↓

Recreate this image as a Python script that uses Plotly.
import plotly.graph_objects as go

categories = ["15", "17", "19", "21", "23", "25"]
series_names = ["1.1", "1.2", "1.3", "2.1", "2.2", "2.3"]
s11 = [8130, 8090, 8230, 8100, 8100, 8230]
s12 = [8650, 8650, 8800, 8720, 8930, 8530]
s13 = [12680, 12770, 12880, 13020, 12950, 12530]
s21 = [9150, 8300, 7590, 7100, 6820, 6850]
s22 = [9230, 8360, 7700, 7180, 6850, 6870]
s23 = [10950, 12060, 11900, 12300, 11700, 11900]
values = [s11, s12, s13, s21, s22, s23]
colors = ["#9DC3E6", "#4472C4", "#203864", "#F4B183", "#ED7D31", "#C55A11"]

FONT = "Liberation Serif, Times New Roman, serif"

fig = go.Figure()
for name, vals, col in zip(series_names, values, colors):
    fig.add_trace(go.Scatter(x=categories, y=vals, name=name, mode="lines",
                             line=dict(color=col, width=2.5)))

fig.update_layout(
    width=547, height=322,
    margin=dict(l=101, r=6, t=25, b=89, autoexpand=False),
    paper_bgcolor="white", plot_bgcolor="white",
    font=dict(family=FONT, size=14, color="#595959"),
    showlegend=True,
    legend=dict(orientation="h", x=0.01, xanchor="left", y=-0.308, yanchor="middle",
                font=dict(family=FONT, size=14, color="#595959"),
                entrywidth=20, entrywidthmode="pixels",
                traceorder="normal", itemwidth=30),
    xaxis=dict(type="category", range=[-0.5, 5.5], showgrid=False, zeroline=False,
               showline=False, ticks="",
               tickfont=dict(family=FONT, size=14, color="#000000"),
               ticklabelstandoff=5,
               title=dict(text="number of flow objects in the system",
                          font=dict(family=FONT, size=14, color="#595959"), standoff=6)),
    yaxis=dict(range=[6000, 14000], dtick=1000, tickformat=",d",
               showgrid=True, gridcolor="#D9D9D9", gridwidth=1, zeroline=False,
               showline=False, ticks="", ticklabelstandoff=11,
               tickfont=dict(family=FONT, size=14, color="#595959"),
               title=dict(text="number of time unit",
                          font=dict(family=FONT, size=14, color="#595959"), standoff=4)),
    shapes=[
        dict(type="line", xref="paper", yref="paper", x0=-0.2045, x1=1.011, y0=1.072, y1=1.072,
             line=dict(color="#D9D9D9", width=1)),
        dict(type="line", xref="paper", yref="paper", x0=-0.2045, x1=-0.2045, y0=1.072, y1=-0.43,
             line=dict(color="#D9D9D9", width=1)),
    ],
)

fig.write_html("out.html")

↑

#### [What is required]
What are the exact lines from the beginning of the material through the line containing "line=dict(color=col, width=2.5)))"? Write out those lines alone.

#### [Solution below]
Recreate this image as a Python script that uses Plotly.
import plotly.graph_objects as go

categories = ["15", "17", "19", "21", "23", "25"]
series_names = ["1.1", "1.2", "1.3", "2.1", "2.2", "2.3"]
s11 = [8130, 8090, 8230, 8100, 8100, 8230]
s12 = [8650, 8650, 8800, 8720, 8930, 8530]
s13 = [12680, 12770, 12880, 13020, 12950, 12530]
s21 = [9150, 8300, 7590, 7100, 6820, 6850]
s22 = [9230, 8360, 7700, 7180, 6850, 6870]
s23 = [10950, 12060, 11900, 12300, 11700, 11900]
values = [s11, s12, s13, s21, s22, s23]
colors = ["#9DC3E6", "#4472C4", "#203864", "#F4B183", "#ED7D31", "#C55A11"]

FONT = "Liberation Serif, Times New Roman, serif"

fig = go.Figure()
for name, vals, col in zip(series_names, values, colors):
    fig.add_trace(go.Scatter(x=categories, y=vals, name=name, mode="lines",
                             line=dict(color=col, width=2.5)))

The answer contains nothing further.